WHAT THE EXERCISE ASKS:
Gather the lines below that include the string "standalone", copying each in full.

(Rows from a dataset of charts and code)
========================================================================

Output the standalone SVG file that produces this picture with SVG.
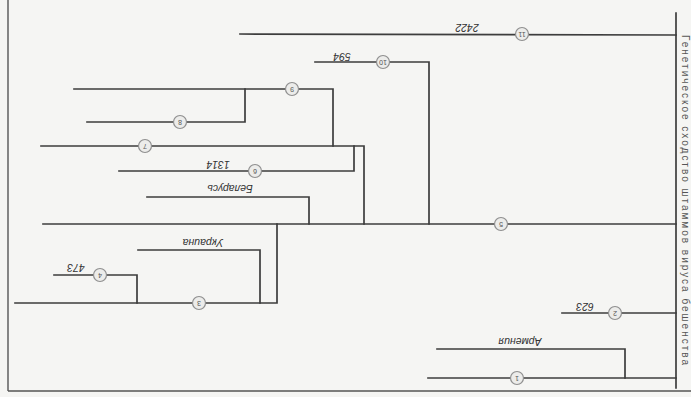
<svg xmlns="http://www.w3.org/2000/svg" width="691" height="397" viewBox="0 0 691 397">
<style>
.ln{stroke:#3d3d3d;stroke-width:1.7;fill:none;stroke-linecap:square}
.fr{stroke:#555;stroke-width:1.4;fill:none}
.nd circle{fill:#ececea;stroke:#8f8f8f;stroke-width:1.2}
.nd text{font-family:"Liberation Sans",Arial,sans-serif;font-size:7px;fill:#555;text-anchor:middle;dominant-baseline:central}
.lb{font-family:"Liberation Sans",Arial,sans-serif;font-size:10.5px;font-style:italic;fill:#333;text-anchor:middle;dominant-baseline:central}
.tt{font-family:"Liberation Sans",Arial,sans-serif;font-size:10px;fill:#555;text-anchor:middle;dominant-baseline:central}
</style>
<rect x="0" y="0" width="691" height="397" fill="#f5f5f3"/>
<g id="frame">
<line class="fr" x1="8" y1="0" x2="8" y2="391"/>
<line class="fr" x1="8" y1="391" x2="691" y2="391"/>
</g>
<g id="connectors">
<line class="ln" x1="676" y1="13" x2="676" y2="388"/>
<line class="ln" x1="240" y1="34" x2="676" y2="35"/>
<polyline class="ln" points="315,62 429,62 429,224"/>
<polyline class="ln" points="74,89 333,89 333,146"/>
<polyline class="ln" points="87,122 245,122 245,89"/>
<polyline class="ln" points="41,146 364,146 364,224"/>
<polyline class="ln" points="119,171 354,171 354,146"/>
<polyline class="ln" points="147,197 309,197 309,224"/>
<line class="ln" x1="43" y1="224" x2="676" y2="224"/>
<polyline class="ln" points="277,224 277,303 15,303"/>
<polyline class="ln" points="138,250 260,250 260,303"/>
<polyline class="ln" points="54,275 137,275 137,303"/>
<line class="ln" x1="562" y1="313" x2="676" y2="313"/>
<polyline class="ln" points="437,349 625,349 625,378"/>
<line class="ln" x1="428" y1="378" x2="676" y2="378"/>
</g>
<g id="labels">
<text class="lb" x="467" y="28" transform="rotate(180 467 28)">2422</text>
<text class="lb" x="342" y="57" transform="rotate(180 342 57)">594</text>
<text class="lb" x="218" y="165" transform="rotate(180 218 165)">1314</text>
<text class="lb" x="230" y="189" transform="rotate(180 230 189)">Беларусь</text>
<text class="lb" x="203" y="243" transform="rotate(180 203 243)">Украина</text>
<text class="lb" x="76" y="268" transform="rotate(180 76 268)">473</text>
<text class="lb" x="585" y="307" transform="rotate(180 585 307)">623</text>
<text class="lb" x="520" y="342" transform="rotate(180 520 342)">Армения</text>
</g>
<g id="n11" class="nd"><circle cx="522" cy="34" r="6.5"/><text x="522" y="34" transform="rotate(180 522 34)">11</text></g>
<g id="n10" class="nd"><circle cx="383" cy="62" r="6.5"/><text x="383" y="62" transform="rotate(180 383 62)">10</text></g>
<g id="n9" class="nd"><circle cx="292" cy="89" r="6.5"/><text x="292" y="89" transform="rotate(180 292 89)">9</text></g>
<g id="n8" class="nd"><circle cx="180" cy="122" r="6.5"/><text x="180" y="122" transform="rotate(180 180 122)">8</text></g>
<g id="n7" class="nd"><circle cx="145" cy="146" r="6.5"/><text x="145" y="146" transform="rotate(180 145 146)">7</text></g>
<g id="n6" class="nd"><circle cx="255" cy="171" r="6.5"/><text x="255" y="171" transform="rotate(180 255 171)">6</text></g>
<g id="n5" class="nd"><circle cx="501" cy="224" r="6.5"/><text x="501" y="224" transform="rotate(180 501 224)">5</text></g>
<g id="n4" class="nd"><circle cx="100" cy="275" r="6.5"/><text x="100" y="275" transform="rotate(180 100 275)">4</text></g>
<g id="n3" class="nd"><circle cx="199" cy="303" r="6.5"/><text x="199" y="303" transform="rotate(180 199 303)">3</text></g>
<g id="n2" class="nd"><circle cx="615" cy="313" r="6.5"/><text x="615" y="313" transform="rotate(180 615 313)">2</text></g>
<g id="n1" class="nd"><circle cx="517" cy="378" r="6.5"/><text x="517" y="378" transform="rotate(180 517 378)">1</text></g>
<g id="title">
<text class="tt" x="685" y="200" textLength="330" lengthAdjust="spacing" transform="rotate(90 685 200)">Генетическое сходство штаммов вируса бешенства</text>
</g>
</svg>
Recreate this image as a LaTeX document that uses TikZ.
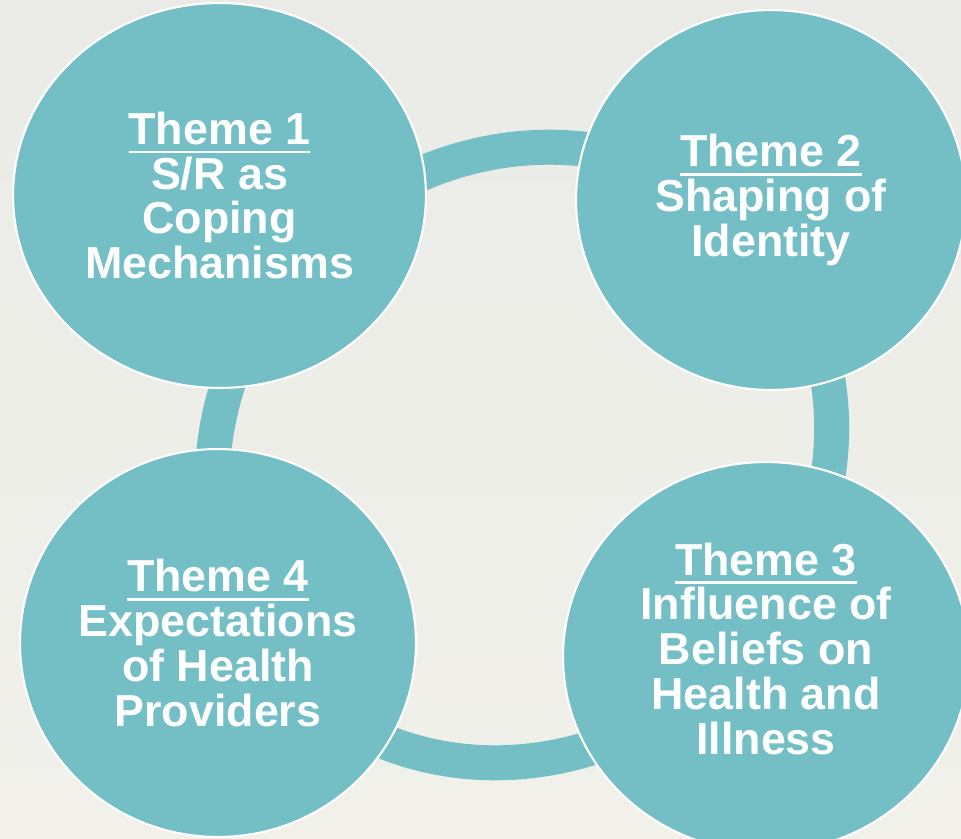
\documentclass[tikz,border=0pt]{standalone}
\usepackage{fontspec}
\setmainfont{Liberation Sans}
\usetikzlibrary{shapes.geometric}

\definecolor{themeteal}{RGB}{115,191,197}
\definecolor{cloudgrey}{RGB}{234,235,231}
\definecolor{cloudwhite}{RGB}{248,248,246}
\definecolor{cloudsand}{RGB}{241,241,234}

% underlined heading of each theme
\newcommand{\themehead}[1]{\setbox0\hbox{#1}\rlap{\rule[-5pt]{\wd0}{1.4pt}}\box0}

\begin{document}
\begin{tikzpicture}[
   x=0.02cm, y=-0.02cm,
   theme/.style={ellipse, fill=themeteal, draw=white, line width=1.2pt, inner sep=0pt,
      text=white, font=\bfseries\fontsize{25.5}{25.5}\selectfont},
   every node/.append style={align=center}  % <-- support line break
]
\tikzset{cycle ring/.style={ellipse, draw=themeteal, line width=0.7cm, inner sep=0pt}}

% background
\useasboundingbox (0,0) rectangle (961,839);
\fill[top color=cloudgrey, middle color=cloudwhite, bottom color=cloudsand] (0,0) rectangle (961,839);

% ring behind the themes
\node (ring) [cycle ring, minimum width=12.88cm, minimum height=11.8cm, rotate=43] at (522,455) {};

\node (t1) [theme, minimum width=8.26cm, minimum height=7.7cm] at (219.5,195.5)
    {\themehead{Theme 1}\\S/R as\\Coping\\Mechanisms};
\node (t2) [theme, minimum width=7.8cm, minimum height=7.6cm] at (771,200)
    {\themehead{Theme 2}\\Shaping of\\Identity};
\node (t3) [theme, minimum width=8.12cm, minimum height=7.8cm, text depth=0.34cm] at (766,657)
    {\themehead{Theme 3}\\Influence of\\Beliefs on\\Health and\\Illness};
\node (t4) [theme, minimum width=7.92cm, minimum height=7.76cm] at (218,643)
    {\themehead{Theme 4}\\Expectations\\of Health\\Providers};
\end{tikzpicture}
\end{document}
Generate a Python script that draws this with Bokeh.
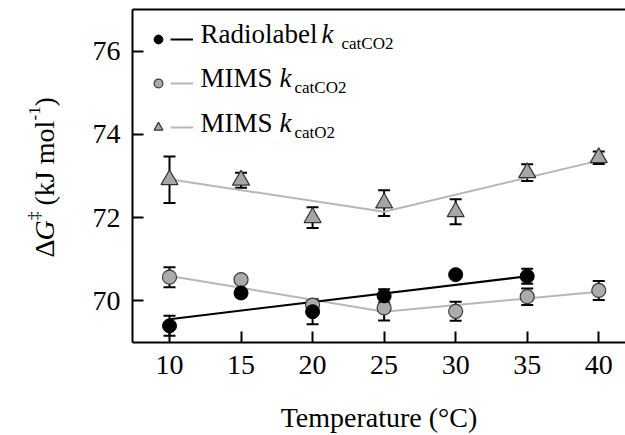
import math
from bokeh.plotting import figure
from bokeh.layouts import row
from bokeh.models import (Range1d, FixedTicker, Label, Whisker, TeeHead,
                          ColumnDataSource, Legend, LegendItem, LinearAxis)
from bokeh.core.properties import value
from bokeh.embed import file_html
from bokeh.resources import INLINE

# ---------------- data ----------------
temps_radio = [10, 15, 20, 25, 30, 35]
dg_radio = [69.40, 70.19, 69.74, 70.12, 70.63, 70.59]
err_radio = [0.24, 0.09, 0.30, 0.16, 0.05, 0.18]

temps_mims = [10, 15, 20, 25, 30, 35, 40]
dg_mims_co2 = [70.57, 70.51, 69.90, 69.83, 69.75, 70.10, 70.25]
err_mims_co2 = [0.24, 0.08, 0.12, 0.30, 0.23, 0.20, 0.23]
dg_mims_o2 = [72.91, 72.90, 72.00, 72.35, 72.14, 73.08, 73.44]
err_mims_o2 = [0.56, 0.18, 0.25, 0.31, 0.30, 0.20, 0.15]

fit_radio_t = [10, 35]
fit_radio_dg = [69.56, 70.59]
fit_co2_t = [10, 25, 40]
fit_co2_dg = [70.60, 69.74, 70.22]
fit_o2_t = [10, 25, 40]
fit_o2_dg = [72.92, 72.14, 73.37]

x_ticks = [10, 15, 20, 25, 30, 35, 40]
y_ticks = [70, 72, 74, 76]

legend_names = ["Radiolabel", "MIMS", "MIMS"]
legend_k = ["k", "k", "k"]
legend_subs = ["catCO2", "catCO2", "catO2"]

x_label = "Temperature (°C)"
y_label_parts = ["\u0394", "G", "\u2021", "(kJ mol", "-1", ")"]

FONT = "Liberation Serif"
GRAY_LINE = "#b7b7b7"

# ---------------- main figure ----------------
p = figure(width=565, height=435,
           x_range=Range1d(7.414, 41.87), y_range=Range1d(69, 77),
           output_backend="svg", toolbar_location=None,
           min_border_left=72, min_border_right=0,
           min_border_top=9, min_border_bottom=91)
p.outline_line_color = None
p.grid.visible = False
p.background_fill_color = "white"
p.border_fill_color = "white"

for ax in (p.xaxis[0], p.yaxis[0]):
    ax.axis_line_width = 2
    ax.axis_line_color = "black"
    ax.major_tick_line_width = 2
    ax.major_tick_line_color = "black"
    ax.major_tick_in = 11
    ax.major_tick_out = 0
    ax.minor_tick_line_color = None
    ax.major_label_text_font = FONT
    ax.major_label_text_font_size = "28px"
    ax.major_label_text_color = "black"

p.xaxis.ticker = FixedTicker(ticks=x_ticks)
p.yaxis.ticker = FixedTicker(ticks=y_ticks)
p.xaxis.major_label_standoff = 13
p.yaxis.major_label_standoff = 12
p.xaxis.axis_label = x_label
p.xaxis.axis_label_text_font = FONT
p.xaxis.axis_label_text_font_size = "28px"
p.xaxis.axis_label_text_font_style = "normal"
p.xaxis.axis_label_text_color = "black"
p.xaxis.axis_label_standoff = 25

# top frame line: an empty axis above
top_axis = LinearAxis(ticker=FixedTicker(ticks=[]), axis_line_width=2,
                      axis_line_color="black", major_tick_out=0, major_tick_in=0,
                      minor_tick_out=0, minor_tick_in=0, major_label_standoff=0)
p.add_layout(top_axis, "above")

# ---------------- fit lines ----------------
l_co2 = p.line(fit_co2_t, fit_co2_dg, line_color=GRAY_LINE, line_width=2)
l_o2 = p.line(fit_o2_t, fit_o2_dg, line_color=GRAY_LINE, line_width=2)
l_radio = p.line(fit_radio_t, fit_radio_dg, line_color="black", line_width=2)

# ---------------- error bars ----------------
def add_errors(xs, ys, es):
    src = ColumnDataSource(dict(x=xs,
                                upper=[y + e for y, e in zip(ys, es)],
                                lower=[y - e for y, e in zip(ys, es)]))
    p.add_layout(Whisker(source=src, base="x", upper="upper", lower="lower",
                         line_color="black", line_width=2,
                         upper_head=TeeHead(size=12, line_width=2, line_color="black"),
                         lower_head=TeeHead(size=12, line_width=2, line_color="black")))

add_errors(temps_mims, dg_mims_o2, err_mims_o2)
add_errors(temps_mims, dg_mims_co2, err_mims_co2)
add_errors(temps_radio, dg_radio, err_radio)

# ---------------- markers ----------------
s_o2 = p.scatter(temps_mims, dg_mims_o2, marker="triangle", size=17,
                 fill_color="#a6a6a6", line_color="#333333", line_width=1.2)
s_co2 = p.scatter(temps_mims, dg_mims_co2, marker="circle", size=14,
                  fill_color="#ababab", line_color="#3a3a3a", line_width=1.2)
s_radio = p.scatter(temps_radio, dg_radio, marker="circle", size=14,
                    fill_color="black", line_color="black")

# ---------------- legend (marker column + line column) ----------------
common = dict(padding=0, margin=0, spacing=22, glyph_height=22,
              label_standoff=0, label_width=0, label_height=0,
              label_text_font_size="1px", background_fill_alpha=0,
              border_line_color=None, inactive_fill_alpha=0)
leg_m = Legend(items=[LegendItem(label=value(""), renderers=[s_radio]),
                      LegendItem(label=value(""), renderers=[s_co2]),
                      LegendItem(label=value(""), renderers=[s_o2])],
               glyph_width=22, location=(15, 204), **common)
leg_l = Legend(items=[LegendItem(label=value(""), renderers=[l_radio]),
                      LegendItem(label=value(""), renderers=[l_co2]),
                      LegendItem(label=value(""), renderers=[l_o2])],
               glyph_width=23, location=(38, 204), **common)
p.add_layout(leg_m)
p.add_layout(leg_l)


def lab(fig, text, x, y, size="27px", style="normal", angle=0.0):
    fig.add_layout(Label(x=x, y=y, x_units="screen", y_units="screen", text=text,
                         text_font=FONT, text_font_size=size, text_font_style=style,
                         text_color="black", angle=angle,
                         text_align="left", text_baseline="alphabetic"))


row_base = [309, 264.5, 220]
k_x = [189, 147, 147]
sub_x = [209, 162, 162]
for i in range(3):
    lab(p, legend_names[i], 68, row_base[i])
    lab(p, legend_k[i], k_x[i], row_base[i], style="italic")
    lab(p, legend_subs[i], sub_x[i], row_base[i] - 9.5, size="17px")

# ---------------- y-axis title panel (rotated pieces) ----------------
ylab = figure(width=60, height=435, x_axis_location=None, y_axis_location=None,
              toolbar_location=None, output_backend="svg", min_border=0,
              x_range=Range1d(0, 1), y_range=Range1d(0, 1))
ylab.outline_line_color = None
ylab.grid.visible = False
ylab.background_fill_color = "white"
ylab.border_fill_color = "white"

# the panel's frame is aligned with the main frame (its bottom is at the x axis)
y0 = 85
base_x = 44
offsets = [0, 17, 37.5, 52, 137, 151]
sizes = ["28px", "28px", "17px", "28px", "17px", "28px"]
styles = ["normal", "italic", "normal", "normal", "normal", "normal"]
raise_px = [0, 0, 10, 0, 10, 0]
for txt, u, sz, st, r in zip(y_label_parts, offsets, sizes, styles, raise_px):
    lab(ylab, txt, base_x - r, y0 + u, size=sz, style=st, angle=math.pi / 2)

layout = row(ylab, p, spacing=0)
open("out.html", "w").write(file_html(layout, INLINE))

========================================================================

RESPONSE:
Output the standalone SVG file that produces this picture with SVG.
\documentclass[tikz,border=0pt]{standalone}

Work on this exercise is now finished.